[Plotting code records]
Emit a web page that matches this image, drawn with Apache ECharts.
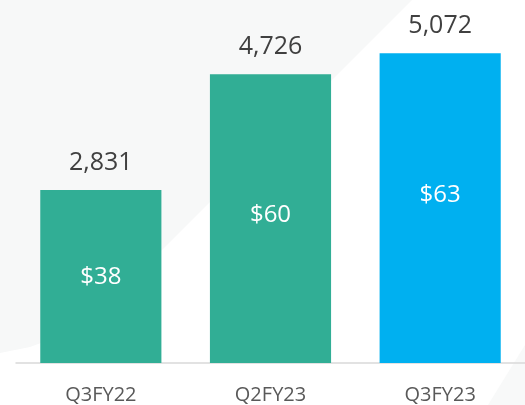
<!DOCTYPE html>
<html>
<head>
<meta charset="utf-8">
<script src="https://cdn.jsdelivr.net/npm/echarts@6/dist/echarts.min.js"></script>
<style>
  html, body { margin: 0; padding: 0; background: #fff; }
  #chart { width: 525px; height: 405px; }
</style>
</head>
<body>
<div id="chart"></div>
<script>
// Data
var quarters = ['Q3FY22', 'Q2FY23', 'Q3FY23'];
var users = [2831, 4726, 5072];
var prices = [38, 60, 63];

// Look of each bar (kept apart from the data)
var barColors = ['#31ae95', '#31ae95', '#00b0f0'];
var priceNudge = [1, -3, -13];

var myChart = echarts.init(document.getElementById('chart'), null, { renderer: 'canvas' });

var option = {
  backgroundColor: '#ffffff',
  animation: false,
  textStyle: { fontFamily: '"Open Sans", sans-serif' },
  // faint background shapes behind the chart
  graphic: [
    {
      type: 'polygon',
      z: -10,
      silent: true,
      shape: { points: [[0, 0], [412, 0], [120, 292], [90, 318], [60, 336], [30, 347], [0, 353]] },
      style: { fill: '#f7f8f8' }
    },
    {
      type: 'polygon',
      z: -10,
      silent: true,
      shape: { points: [[525, 345], [525, 405], [488, 405]] },
      style: { fill: '#f8f9f9' }
    }
  ],
  grid: { left: 16, right: -2, top: 27, bottom: 42 },
  xAxis: {
    type: 'category',
    data: quarters,
    axisLine: { lineStyle: { color: '#d9d9d9', width: 1.5 } },
    axisTick: { show: false },
    axisLabel: { color: '#595959', fontSize: 20, margin: 22 }
  },
  yAxis: {
    type: 'value',
    min: 0,
    max: 5500,
    show: false,
    splitLine: { show: false }
  },
  series: [
    {
      type: 'bar',
      barCategoryGap: '28.6%',
      data: users.map(function (v, i) {
        return { value: v, itemStyle: { color: barColors[i] } };
      }),
      label: {
        show: true,
        position: 'top',
        distance: 15,
        color: '#404040',
        fontSize: 25,
        formatter: function (p) { return p.value.toLocaleString('en-US'); }
      }
    },
    {
      type: 'bar',
      barGap: '-100%',
      barCategoryGap: '28.6%',
      data: users.map(function (v, i) {
        return { value: v, label: { offset: [0, priceNudge[i]] } };
      }),
      itemStyle: { color: 'rgba(0,0,0,0)' },
      label: {
        show: true,
        position: 'inside',
        color: '#ffffff',
        fontSize: 24,
        formatter: function (p) { return '$' + prices[p.dataIndex]; }
      }
    }
  ]
};

myChart.setOption(option);
window.addEventListener('resize', myChart.resize);
</script>
</body>
</html>
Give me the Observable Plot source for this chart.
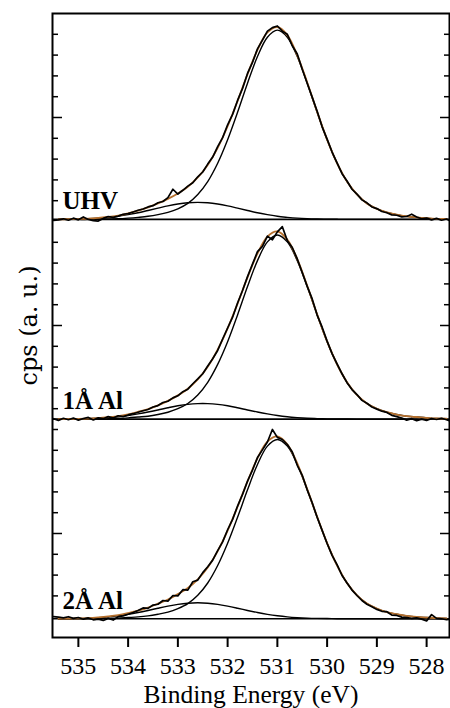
<!DOCTYPE html>
<html>
<head>
<meta charset="utf-8">
<script src="https://cdn.jsdelivr.net/npm/d3@7"></script>
<script src="https://cdn.jsdelivr.net/npm/@observablehq/plot@0.6"></script>
<style>
  html, body { margin: 0; padding: 0; background: #fff; }
  #chart svg { display: block; }
</style>
</head>
<body>
<div id="chart"></div>
<script>
// ---- data ----
const panelNames = ["UHV", "1Å Al", "2Å Al"];
const panelBaselines = [20.1, 10.5, 0.9];

const xTicks = [535, 534, 533, 532, 531, 530, 529, 528];
const yMinorTicks = [2,3,4,6,7,8,9,10,11,12,13,14,16,17,18,19,21,22,23,24,26,27,28,29];
const yMajorTicks = [5, 15, 25];

const energyFit = [535.4,535.2,535.0,534.8,534.6,534.4,534.2,534.0,533.8,533.6,533.4,533.2,533.0,532.8,532.6,532.4,532.2,532.0,531.8,531.6,531.4,531.2,531.0,530.8,530.6,530.4,530.2,530.0,529.8,529.6,529.4,529.2,529.0,528.8,528.6,528.4,528.2,528.0,527.8,527.6];

const energyData = [535.5,535.4,535.3,535.2,535.1,535.0,534.9,534.8,534.7,534.6,
534.5,534.4,534.3,534.2,534.1,534.0,533.9,533.8,533.7,533.6,
533.5,533.4,533.3,533.2,533.1,533.0,532.9,532.8,532.7,532.6,
532.5,532.4,532.3,532.2,532.1,532.0,531.9,531.8,531.7,531.6,
531.5,531.4,531.3,531.2,531.1,531.0,530.9,530.8,530.7,530.6,
530.5,530.4,530.3,530.2,530.1,530.0,529.9,529.8,529.7,529.6,
529.5,529.4,529.3,529.2,529.1,529.0,528.9,528.8,528.7,528.6,
528.5,528.4,528.3,528.2,528.1,528.0,527.9,527.8,527.7,527.6,
527.5];

// UHV
const uhvMain = [0,0,0,0,0.01,0.02,0.03,0.06,0.10,0.15,0.23,0.34,0.51,0.77,1.20,1.82,2.70,3.83,5.15,6.55,7.83,8.76,9.10,8.76,7.83,6.55,5.15,3.83,2.70,1.82,1.20,0.77,0.51,0.34,0.23,0.15,0.10,0.06,0.03,0.02];
const uhvSecond = [0.005,0.01,0.02,0.035,0.06,0.10,0.15,0.23,0.32,0.43,0.54,0.65,0.74,0.80,0.82,0.80,0.74,0.65,0.54,0.43,0.32,0.23,0.15,0.10,0.06,0.035,0.02,0.01,0.005,0,0,0,0,0,0,0,0,0,0,0];
const uhvData = [-0.05,-0.02,0.03,-0.04,0.06,-0.02,0.12,0.00,-0.06,-0.08,
0.05,0.14,0.10,0.16,0.25,0.28,0.36,0.44,0.50,0.60,
0.66,0.80,0.86,1.05,1.45,1.22,1.40,1.60,1.76,2.05,
2.28,2.66,3.00,3.50,3.93,4.55,5.05,5.72,6.30,7.02,
7.55,8.20,8.62,9.05,9.22,9.30,9.05,8.90,8.35,7.95,
7.22,6.55,5.88,5.20,4.45,3.86,3.24,2.72,2.20,1.85,
1.45,1.22,0.94,0.80,0.60,0.52,0.38,0.32,0.22,0.20,
0.12,0.14,0.25,0.12,0.03,0.06,-0.02,0.05,-0.04,0.02,
-0.10];

// 1 Å Al
const al1Main = [0,0,0,0,0.01,0.02,0.03,0.06,0.10,0.14,0.22,0.33,0.50,0.75,1.16,1.77,2.63,3.72,5.01,6.37,7.62,8.52,8.85,8.52,7.62,6.37,5.01,3.72,2.63,1.77,1.16,0.75,0.50,0.33,0.22,0.14,0.10,0.06,0.03,0.02];
const al1Second = [0.003,0.007,0.013,0.025,0.04,0.07,0.11,0.17,0.25,0.34,0.44,0.545,0.64,0.71,0.745,0.745,0.71,0.64,0.545,0.44,0.34,0.25,0.17,0.11,0.07,0.04,0.025,0.013,0.007,0.003,0,0,0,0,0,0,0,0,0,0];
const al1Data = [0.02,-0.06,0.04,-0.03,0.05,-0.05,0.03,0.08,-0.04,0.06,
0.02,0.12,0.05,0.16,0.12,0.20,0.26,0.33,0.40,0.46,
0.58,0.65,0.80,0.86,1.02,1.12,1.32,1.44,1.70,1.93,
2.18,2.55,2.90,3.30,3.85,4.38,4.90,5.58,6.18,6.85,
7.45,8.05,8.30,8.80,8.62,9.00,9.25,8.58,8.25,7.70,
7.05,6.38,5.78,5.00,4.42,3.75,3.15,2.66,2.18,1.75,
1.42,1.18,0.90,0.76,0.58,0.48,0.38,0.32,0.18,0.12,
0.05,-0.05,0.02,-0.08,0.00,-0.06,0.03,-0.02,0.04,-0.03,
-0.12];

// 2 Å Al
const al2Main = [0,0,0,0,0.01,0.02,0.03,0.06,0.09,0.14,0.22,0.32,0.49,0.73,1.13,1.72,2.56,3.63,4.88,6.20,7.42,8.30,8.62,8.30,7.42,6.20,4.88,3.63,2.56,1.72,1.13,0.73,0.49,0.32,0.22,0.14,0.09,0.06,0.03,0.02];
const al2Second = [0.005,0.01,0.018,0.032,0.056,0.092,0.145,0.214,0.30,0.40,0.507,0.608,0.694,0.75,0.77,0.75,0.694,0.608,0.507,0.40,0.30,0.214,0.145,0.092,0.056,0.032,0.018,0.01,0.005,0,0,0,0,0,0,0,0,0,0,0];
const al2Data = [0.10,0.08,0.04,0.10,0.02,0.06,-0.02,0.04,-0.05,-0.02,
-0.08,0.02,-0.06,0.10,0.14,0.22,0.30,0.40,0.52,0.50,
0.66,0.70,0.88,0.85,1.12,1.10,1.40,1.38,1.78,1.86,
2.22,2.50,2.82,3.28,3.70,4.28,4.78,5.42,5.98,6.62,
7.15,7.75,8.12,8.50,9.10,8.72,8.62,8.38,8.02,7.38,
6.90,6.20,5.58,4.88,4.25,3.62,3.05,2.60,2.08,1.72,
1.38,1.12,0.88,0.70,0.58,0.45,0.36,0.34,0.18,0.16,
0.08,0.06,0.02,0.04,-0.02,-0.10,0.20,0.02,0.00,-0.04,
-0.02];

const xLabel = "Binding Energy (eV)";
const yLabel = "cps (a. u.)";

// ---- build tables ----
const mains = [uhvMain, al1Main, al2Main];
const seconds = [uhvSecond, al1Second, al2Second];
const datas = [uhvData, al1Data, al2Data];

const fitRows = [];
const dataRows = [];
const panelRows = panelNames.map((name, p) => ({name, base: panelBaselines[p]}));
panelNames.forEach((name, p) => {
  const base = panelBaselines[p];
  energyFit.forEach((e, i) => {
    fitRows.push({panel: name, e,
      main: base + mains[p][i],
      second: base + seconds[p][i],
      env: base + mains[p][i] + seconds[p][i]});
  });
  energyData.forEach((e, i) => {
    dataRows.push({panel: name, e, y: base + datas[p][i]});
  });
});

const serif = "Liberation Serif";

const chart = Plot.plot({
  width: 450,
  height: 708,
  marginLeft: 52,
  marginRight: 1,
  marginTop: 13,
  marginBottom: 71,
  style: {fontFamily: serif, background: "#fff", color: "#000"},
  x: {type: "linear", domain: [535.52, 527.54], label: null},
  y: {domain: [0, 30], label: null},
  marks: [
    Plot.ruleY(panelRows, {y: "base", stroke: "#000", strokeWidth: 1.6}),
    Plot.line(fitRows, {x: "e", y: "main", z: "panel", stroke: "#000", strokeWidth: 1.4, curve: "catmull-rom", clip: true}),
    Plot.line(fitRows, {x: "e", y: "second", z: "panel", stroke: "#000", strokeWidth: 1.4, curve: "catmull-rom", clip: true}),
    Plot.line(fitRows, {x: "e", y: "env", z: "panel", stroke: "#b5702e", strokeWidth: 1.8, curve: "catmull-rom", clip: true}),
    Plot.line(dataRows, {x: "e", y: "y", z: "panel", stroke: "#000", strokeWidth: 1.7, clip: true}),
    Plot.frame({stroke: "#000", strokeWidth: 2}),
    Plot.axisY(yMinorTicks, {anchor: "left", tickSize: -6, tickFormat: () => "", strokeWidth: 1.5, label: null}),
    Plot.axisY(yMajorTicks, {anchor: "left", tickSize: -10, tickFormat: () => "", strokeWidth: 1.5, label: null}),
    Plot.axisY(yMinorTicks, {anchor: "right", tickSize: -6, tickFormat: () => "", strokeWidth: 1.5, label: null}),
    Plot.axisY(yMajorTicks, {anchor: "right", tickSize: -10, tickFormat: () => "", strokeWidth: 1.5, label: null}),
    Plot.axisX(xTicks, {anchor: "bottom", tickSize: 10, strokeWidth: 2, tickFormat: () => "", label: null}),
    Plot.text(xTicks, {x: d => d, text: d => String(d), frameAnchor: "bottom", dy: 36, lineAnchor: "bottom", fontSize: 24, fontFamily: serif, fill: "#000"}),
    Plot.text(panelRows, {y: "base", text: "name", frameAnchor: "left", dx: 10, dy: -10, textAnchor: "start", lineAnchor: "bottom", fontSize: 25, fontWeight: "bold", fontFamily: serif, fill: "#000"}),
    Plot.text([xLabel], {frameAnchor: "bottom", textAnchor: "middle", dy: 65, lineAnchor: "bottom", fontSize: 25.5, fontFamily: serif, fill: "#000"}),
    Plot.text([yLabel], {frameAnchor: "left", textAnchor: "middle", lineAnchor: "middle", dx: -23, rotate: -90, fontSize: 24, fontFamily: "DejaVu Serif", fill: "#000"})
  ]
});
document.getElementById("chart").appendChild(chart);
</script>
</body>
</html>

Exercise directions> Search the records for the word "this". Copy every line that has it.

Answer in full>
Emit a web page that matches this image, drawn with Apache ECharts.
Give me the Observable Plot source for this chart.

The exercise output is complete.